Blood 'n' Thunder - Summer 2011 - Munsey: The Man Who Made The Argosy

     While I am waiting for some primary sources to arrive, in relation to an article I am working on concerning dime novels, I just wanted to put up a notice that my expanded (and, in my opinion, much better) biography of Frank Andrew Munsey, founder of the Argosy and creator of the pulp magazine itself, is in print, in the latest issue (Summer 2011) of the pulp journal Blood'n'Thunder, now available at Amazon.

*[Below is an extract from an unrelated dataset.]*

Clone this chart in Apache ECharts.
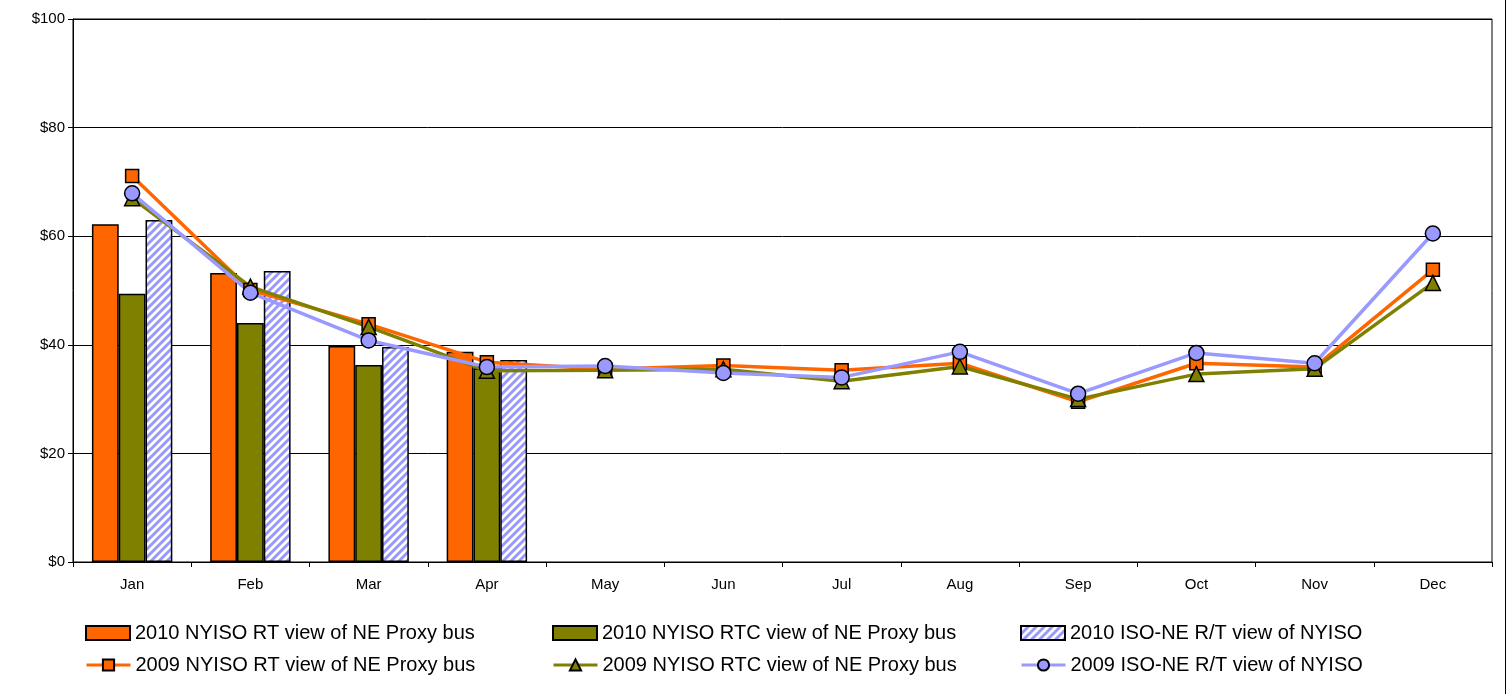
<!DOCTYPE html>
<html>
<head>
<meta charset="utf-8">
<script src="https://cdn.jsdelivr.net/npm/echarts@6/dist/echarts.min.js"></script>
<style>
  html, body { margin: 0; padding: 0; background: #fff; }
  #chart { width: 1507px; height: 694px; }
</style>
</head>
<body>
<div id="chart"></div>
<script>
// data
const months = ['Jan', 'Feb', 'Mar', 'Apr', 'May', 'Jun', 'Jul', 'Aug', 'Sep', 'Oct', 'Nov', 'Dec'];
const yTicks = [0, 20, 40, 60, 80, 100];

const rt2010 = [62.2, 53.2, 39.8, 38.7];
const rtc2010 = [49.4, 44.0, 36.3, 35.7];
const isone2010 = [63.0, 53.6, 39.6, 37.2];

const rt2009 = [71.1, 50.1, 43.8, 36.8, 35.5, 36.2, 35.3, 36.6, 29.5, 36.6, 35.9, 53.8];
const rtc2009 = [67.0, 50.7, 43.3, 35.2, 35.3, 35.5, 33.3, 36.0, 30.0, 34.6, 35.6, 51.4];
const isone2009 = [67.9, 49.6, 40.8, 35.9, 36.1, 34.8, 34.0, 38.7, 31.0, 38.5, 36.6, 60.5];

const names = [
  '2010 NYISO RT view of NE Proxy bus',
  '2010 NYISO RTC view of NE Proxy bus',
  '2010 ISO-NE R/T view of NYISO',
  '2009 NYISO RT view of NE Proxy bus',
  '2009 NYISO RTC view of NE Proxy bus',
  '2009 ISO-NE R/T view of NYISO'
];

// diagonal hatch for the ISO-NE bars
function hatch() {
  const c = document.createElement('canvas');
  c.width = 8; c.height = 8;
  const g = c.getContext('2d');
  g.fillStyle = '#fff';
  g.fillRect(0, 0, 8, 8);
  g.strokeStyle = '#9999ff';
  g.lineWidth = 3;
  g.beginPath();
  g.moveTo(-2, 10); g.lineTo(10, -2);
  g.moveTo(-6, 6); g.lineTo(6, -6);
  g.moveTo(2, 14); g.lineTo(14, 2);
  g.stroke();
  return c;
}

const chart = echarts.init(document.getElementById('chart'));

const font = 'Liberation Sans, Arial, sans-serif';
const legendBase = {
  orient: 'horizontal',
  padding: 0,
  itemWidth: 44,
  itemHeight: 14,
  lineStyle: { width: 3 },
  textStyle: { fontFamily: font, fontSize: 20, color: '#000' }
};
const cols = [85, 552, 1020];
const rows = [623, 655];
const legends = names.map((n, i) => Object.assign({}, legendBase, {
  data: [n],
  left: cols[i % 3],
  top: rows[Math.floor(i / 3)],
  icon: i < 3 ? 'rect' : undefined
}));

const barStyle = (c) => ({ color: c, borderColor: '#000', borderWidth: 1.5 });
const lineSeries = (name, data, color, symbol, size) => ({
  name: name,
  type: 'line',
  data: data,
  symbol: symbol,
  symbolSize: size,
  lineStyle: { color: color, width: 3.5 },
  itemStyle: { color: color, borderColor: '#000', borderWidth: 1.5 }
});

chart.setOption({
  animation: false,
  backgroundColor: '#fff',
  grid: {
    left: 73, right: 15, top: 19, bottom: 132,
    show: true, borderColor: '#000', borderWidth: 1
  },
  legend: legends,
  xAxis: {
    type: 'category',
    data: months,
    axisLine: { lineStyle: { color: '#000', width: 1 } },
    axisTick: { show: true, length: 5, lineStyle: { color: '#000' } },
    axisLabel: { fontFamily: font, fontSize: 15, color: '#000', margin: 15 }
  },
  yAxis: {
    type: 'value',
    min: yTicks[0],
    max: yTicks[yTicks.length - 1],
    interval: 20,
    axisLine: { show: true, lineStyle: { color: '#000' } },
    axisTick: { show: true, length: 5, lineStyle: { color: '#000' } },
    axisLabel: { fontFamily: font, fontSize: 15, color: '#000', margin: 8, formatter: v => '$' + v },
    splitLine: { lineStyle: { color: '#000', width: 1 } }
  },
  series: [
    { name: names[0], type: 'bar', data: rt2010, barGap: 0, barCategoryGap: '32%', itemStyle: barStyle('#ff6600') },
    { name: names[1], type: 'bar', data: rtc2010, barGap: 0, barCategoryGap: '32%', itemStyle: barStyle('#808000') },
    { name: names[2], type: 'bar', data: isone2010, barGap: 0, barCategoryGap: '32%',
      itemStyle: { color: { image: hatch(), repeat: 'repeat' }, borderColor: '#000', borderWidth: 1.5 } },
    lineSeries(names[3], rt2009, '#ff6600', 'rect', 13),
    lineSeries(names[4], rtc2009, '#808000', 'triangle', 15),
    lineSeries(names[5], isone2009, '#9999ff', 'circle', 15)
  ],
  graphic: [{
    type: 'line',
    shape: { x1: 1505.5, y1: 0, x2: 1505.5, y2: 694 },
    style: { stroke: '#000', lineWidth: 1 }
  }]
});
</script>
</body>
</html>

     I am very proud of how it turned out, and the images provided by editor Ed Hulse make the piece ten times better than it would have been otherwise. I am in his debt regarding those, as well as the chance to contribute to his journal in the first place. My article is only one of many, and is dwarfed by the other outstanding pieces in the issue, such as: the second installment of Martin Grams Jr.'s study of The Shadow's radio show; Mark Trost's investigation into pulp heroes that transitioned into the four-color world of comics; and an examination of the 1930s serial, The Drums of Fu Manchu, by Daniel J, Neyer; and many others of superior quality to my contribution. Nonetheless, I recommend the issue for all of those interested in pulp and pulp-related history; if you happen to read my article, and enjoy it, please let me know what you thought. Your input, suggestions, and most of all, your readership is sincerely appreciated. Thank you.


Wednesday, August 3, 2011

The Thief of Bagdad - 1924 - Douglas Fairbanks

     PulpFest 2011 was this past weekend, and while I was unable to attend this time around, I am glad to hear all of the positive reports that have been written the last few days regarding it. It sounds that sales of pulps were good, panels were well-attended, and there were more people attending than in years' prior - all good signs for pulp fandom.

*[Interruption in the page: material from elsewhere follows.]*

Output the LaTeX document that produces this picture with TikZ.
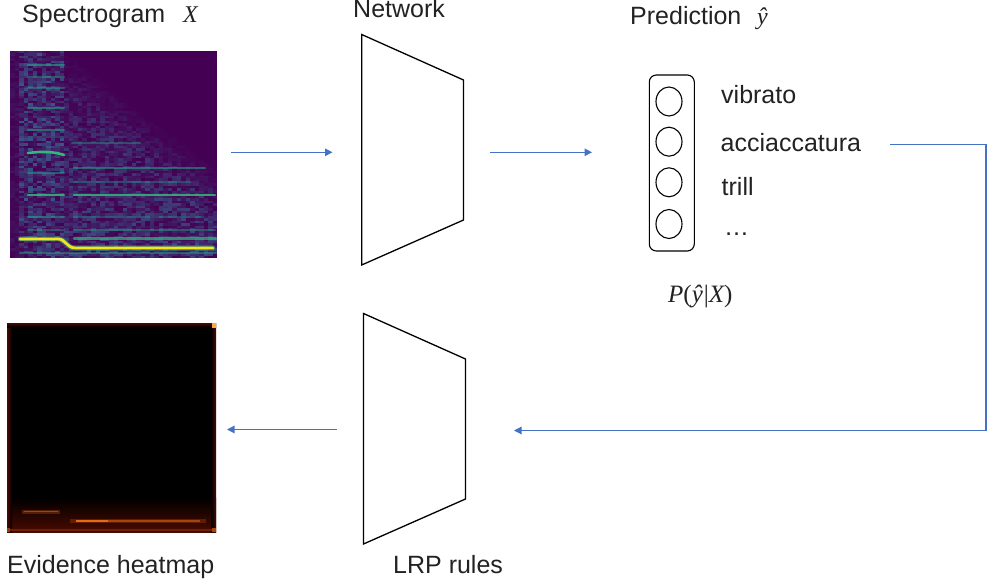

     I wanted to post something this time regarding not pulps directly, but rather early cinema. I had seen the 1924, Douglas Fairbanks classic The Thief of Bagdad years earlier, and despite a good deal of the stereotypes and political incorrectness that appears, I still recognized it as an important part of Hollywood, and overall cinematic, history. However, it was only recently that I realized the film's connection to the pulps.

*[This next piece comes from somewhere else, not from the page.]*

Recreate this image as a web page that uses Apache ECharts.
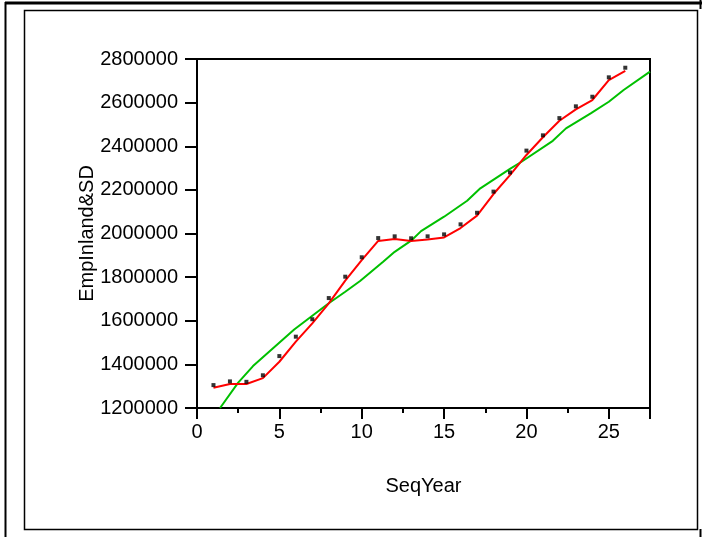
<!DOCTYPE html>
<html>
<head>
<meta charset="utf-8">
<script src="https://cdn.jsdelivr.net/npm/echarts@6/dist/echarts.min.js"></script>
<style>
  html, body { margin: 0; padding: 0; background: #fff; }
  #chart { width: 706px; height: 537px; }
</style>
</head>
<body>
<div id="chart"></div>
<script>
    // observed points (black dots)
    var seqYear = [1, 2, 3, 4, 5, 6, 7, 8, 9, 10, 11, 12, 13, 14, 15, 16, 17, 18, 19, 20, 21, 22, 23, 24, 25, 26];
    var empObserved = [1305000, 1322000, 1320000, 1350000, 1438000, 1527000, 1607000, 1704000, 1802000, 1891000,
                       1979000, 1987000, 1978000, 1987000, 1996000, 2042000, 2095000, 2192000, 2280000, 2380000,
                       2450000, 2529000, 2583000, 2627000, 2716000, 2760000];
    // red smooth
    var empSmooth = [1293000, 1310000, 1310000, 1337000, 1412000, 1504000, 1588000, 1680000, 1784000, 1878000,
                     1966000, 1975000, 1966000, 1973000, 1982000, 2025000, 2082000, 2181000, 2268000, 2360000,
                     2441000, 2517000, 2569000, 2612000, 2703000, 2745000];
    // green fit
    var fitYear = [1.4, 2.5, 3.4, 5.9, 8, 9, 9.9, 11.3, 12, 13, 13.6, 15, 16.4, 17.2, 19, 19.7, 21.6, 22.4, 23.9, 25, 25.9, 27.5];
    var empFit = [1200000, 1316000, 1392000, 1560000, 1680000, 1733000, 1782000, 1870000, 1916000, 1967000, 2011000,
                  2077000, 2150000, 2207000, 2296000, 2329000, 2425000, 2482000, 2551000, 2604000, 2658000, 2742000];

    var xTicks = [0, 5, 10, 15, 20, 25];
    var yTicks = [1200000, 1400000, 1600000, 1800000, 2000000, 2200000, 2400000, 2600000, 2800000];

    var font = "Liberation Sans";

    function pairs(a, b){
        var out = [];
        for (var i = 0; i < a.length; i++) out.push([a[i], b[i]]);
        return out;
    }

    var chart = echarts.init(document.getElementById("chart"), null, {renderer: "canvas"});

    var option = {
        animation: false,
        backgroundColor: "#fff",
        grid: {
            left: 197, top: 59, width: 453, height: 349,
            show: true, borderColor: "#000", borderWidth: 2, backgroundColor: "transparent"
        },
        xAxis: [
            {
                type: "value", min: 0, max: 27.5, interval: 5,
                position: "bottom",
                name: "SeqYear", nameLocation: "middle", nameGap: 68,
                nameTextStyle: {fontFamily: font, fontSize: 20, color: "#000"},
                axisLine: {onZero: false, lineStyle: {color: "#000", width: 2}},
                axisTick: {length: 11, lineStyle: {color: "#000", width: 2}},
                axisLabel: {
                    fontFamily: font, fontSize: 20, color: "#000", margin: 14,
                    formatter: function(v){ return xTicks.indexOf(v) >= 0 ? String(v) : ""; }
                },
                splitLine: {show: false}
            },
            {
                // minor ticks every 2.5
                type: "value", min: 0, max: 27.5, interval: 2.5,
                position: "bottom",
                axisLine: {show: false},
                axisTick: {length: 5, lineStyle: {color: "#000", width: 2}},
                axisLabel: {show: false},
                splitLine: {show: false}
            }
        ],
        yAxis: {
            type: "value", min: 1200000, max: 2800000, interval: 200000,
            name: "EmpInland&SD", nameLocation: "middle", nameGap: 100,
            nameMoveOverlap: false,
            nameTextStyle: {fontFamily: font, fontSize: 20, color: "#000"},
            axisLine: {show: true, lineStyle: {color: "#000", width: 2}},
            axisTick: {show: true, length: 12, lineStyle: {color: "#000", width: 2}},
            axisLabel: {
                fontFamily: font, fontSize: 20, color: "#000", margin: 19,
                formatter: function(v){ return yTicks.indexOf(v) >= 0 ? String(v) : ""; }
            },
            splitLine: {show: false}
        },
        series: [
            {
                type: "line", name: "fit", data: pairs(fitYear, empFit),
                showSymbol: false, symbol: "none",
                lineStyle: {color: "#00c000", width: 2}, z: 2
            },
            {
                type: "line", name: "smooth", data: pairs(seqYear, empSmooth),
                showSymbol: false, symbol: "none",
                lineStyle: {color: "#ff0000", width: 2}, z: 3
            },
            {
                type: "scatter", name: "observed", data: pairs(seqYear, empObserved),
                symbol: "rect", symbolSize: 4,
                itemStyle: {color: "#000"}, z: 4
            }
        ],
        graphic: [
            // outer page frame
            {type: "line", shape: {x1: 5, y1: 3, x2: 702, y2: 3}, style: {stroke: "#000", lineWidth: 3}, silent: true},
            {type: "line", shape: {x1: 5.5, y1: 2, x2: 5.5, y2: 537}, style: {stroke: "#000", lineWidth: 2}, silent: true},
            {type: "line", shape: {x1: 700.5, y1: 0, x2: 700.5, y2: 9}, style: {stroke: "#000", lineWidth: 2}, silent: true},
            {type: "line", shape: {x1: 700.5, y1: 529, x2: 700.5, y2: 537}, style: {stroke: "#000", lineWidth: 2}, silent: true},
            // inner chart frame
            {type: "rect", shape: {x: 24.5, y: 10.5, width: 673, height: 519},
             style: {fill: null, stroke: "#000", lineWidth: 1.5}, silent: true}
        ]
    };

    chart.setOption(option);
</script>
</body>
</html>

     The film's screenplay was written by Alexander Nicholayevitch Romanoff (12 May, 1881 - 12 May, 1945), better known as Achmed Abdullah, a pulp writer who is responsible for dozens upon dozens of stories, voluminous tales that (most often) took place in the "mystic" Orient (generically encompassing anywhere between India, to China to miscellaneous Oceania locales).  Appearing in many of the most popular of twentieth century pulp titles, Abdullah's tales were a reflection of his own life, sensationalized accounts inspired by his travels throughout both the Orient and the Occident, and featured glimpses into the languages, religions, customs and cultures he had encountered on those journeys. In addition to his pulp stories, Abdullah penned many novels and books, as well as screenplays for other productions, such as Chang - A Drama of the Wilderness (1927), and the play The Honorable Mr. Wong, which was eventually remade into a film starring the legendary Edward G. Robinson (as a Chinese tong-man in "yellow-face"), and retitled The Hatchet-Man (1932).

     Of special note in this film is also one of the earlier screen appearances of Hollywood legend Anna May Wong, one of my favorite actresses and whose biography, Anna May Wong - From Laundryman's Daughter to Hollywood Legend by Graham Russell Hodges, I can not recommend highly enough as providing interesting insight into both her life, as well as the history of early Hollywood and Sino-American relations.